Am Einlaufbauwerk – exakt am Donaukilometer 2332,630 gelegen – wurde mit diesem Vakuum das Wasser über drei Rohre über den Damm gehoben und in den oberen Bereich der Öberauer Schleife geleitet. Statt Pumpen bewegt sich das Wasser nur mit Hilfe dieses Vakuums und der Schwerkraft. Laut tost es in den Ohren, wenn das Wasser fließt. Ganze 2500 Liter pro Sekunde strömen dann in die Öberauer Schleife, um diese zu fluten. Insgesamt werden es rund drei Milliarden Liter Wasser sein, die einlaufen. Dennoch dauerte es bis zum 3. März, bis der gewünschte Wasserstand erreicht wurde.

Die Tiere haben sich bereits daran gewöhnt

Denn so schnell wie eine Badewanne wird ein Gebiet, das mehrere Hektar groß ist, natürlich nicht voll. Das zugelassene Wasser fließt durch den Teil des früheren Flusslaufes mit den Mäandern und füllt dann die Fläche. Sechs Tage darf es dann dortbleiben, um die Natur zu speisen. Am 10. März schließlich hate der Wasserstand der Kößnach es zugelassen, dass das Wasser aus dem oberen Bereich der Öberauer Schleife in das Flüsschen abgelassen wird. In der ersten Stufe wurde dann ein Wasserstand von 316,90 Meter über Null eingestellt.

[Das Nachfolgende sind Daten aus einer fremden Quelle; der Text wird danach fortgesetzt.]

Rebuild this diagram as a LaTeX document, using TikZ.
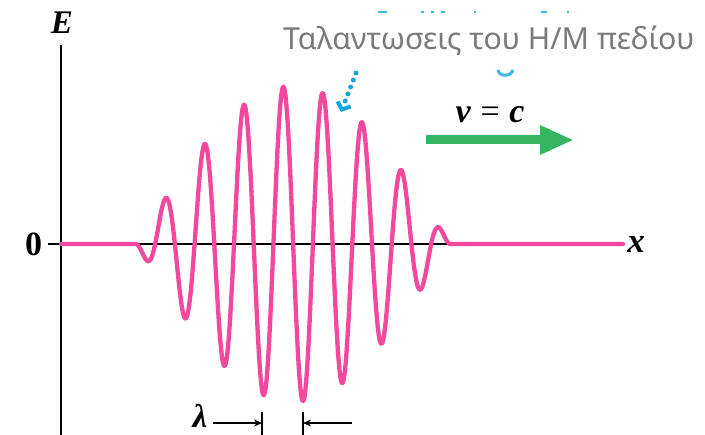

Wieder lautetes Rauschen, wenn die Massen kontrolliert abfließen. Wie an einem großen Wasserfall tost es in den entsprechenden Bauwerken. In der zweiten Stufe ist dann ein Wasserstand von 316,20 Meter über Null am Regulierungsbauwerk eingestellt worden – bis dann nach fünf Wochen schließlich die Hochwassersimulation beendet war und in dem Naturschutzgebiet alles wieder seinen gewohnten Gang geht.

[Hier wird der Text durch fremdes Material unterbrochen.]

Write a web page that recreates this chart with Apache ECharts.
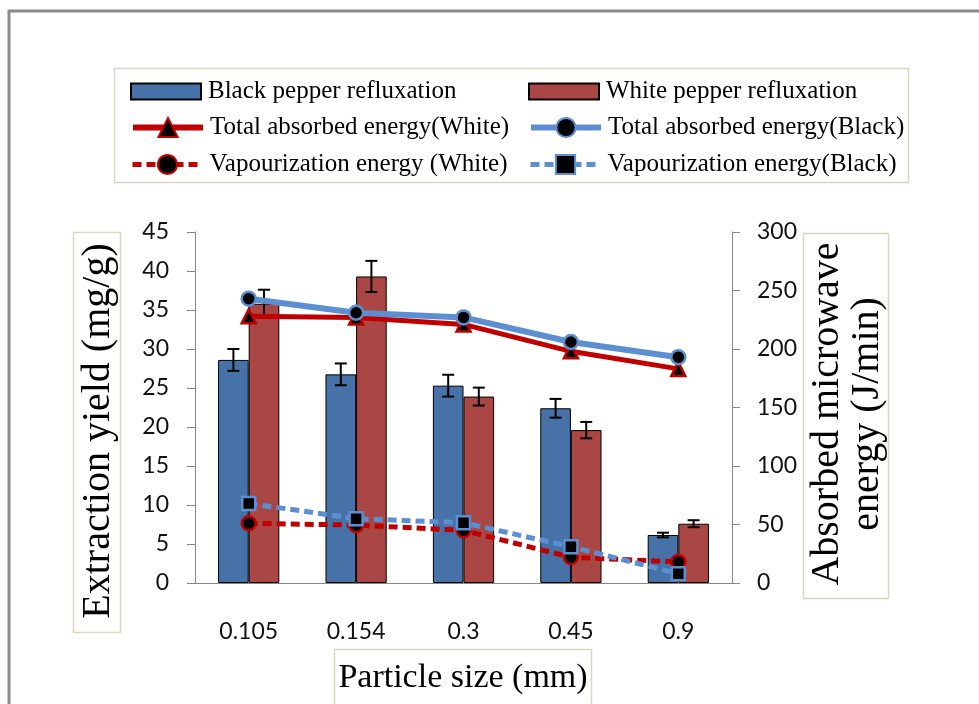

Nur einer ist sauer: „Der Biber“, schmunzelt Thorsten Ernst. Denn seine Bauwerke wurden durch die Maßnahme teilweise beseitigt – nun muss das Nagetier erneut mit seiner Arbeit beginnen. Doch auch der Biber profitiert von der Flutung. Sein Lebensraum bleibt erhalten. „Das, was wir hier machen, dürfte weit und breit ziemlich einzigartig sein“, schätzt der Außenbezirksleiter. Hinter ihm und seinem Team liegt viel Arbeit. Rund vier bis fünf Mitarbeiter überwachen den Vorgang. Im Zwei-Tages-Rhythmus müssen auch die zehn Messstellen kontrolliert werden, um zu überblicken, dass die Flut keine Auswirkung auf das umliegende Grundwasser hat. Bei den Bürger*innen ruft die Flutung mittlerweile nur noch wenig Reaktion hervor. Sie haben gelernt, dass zur Staustufe auch einmal im Jahr das künstliche Frühjahrshochwasser gehört.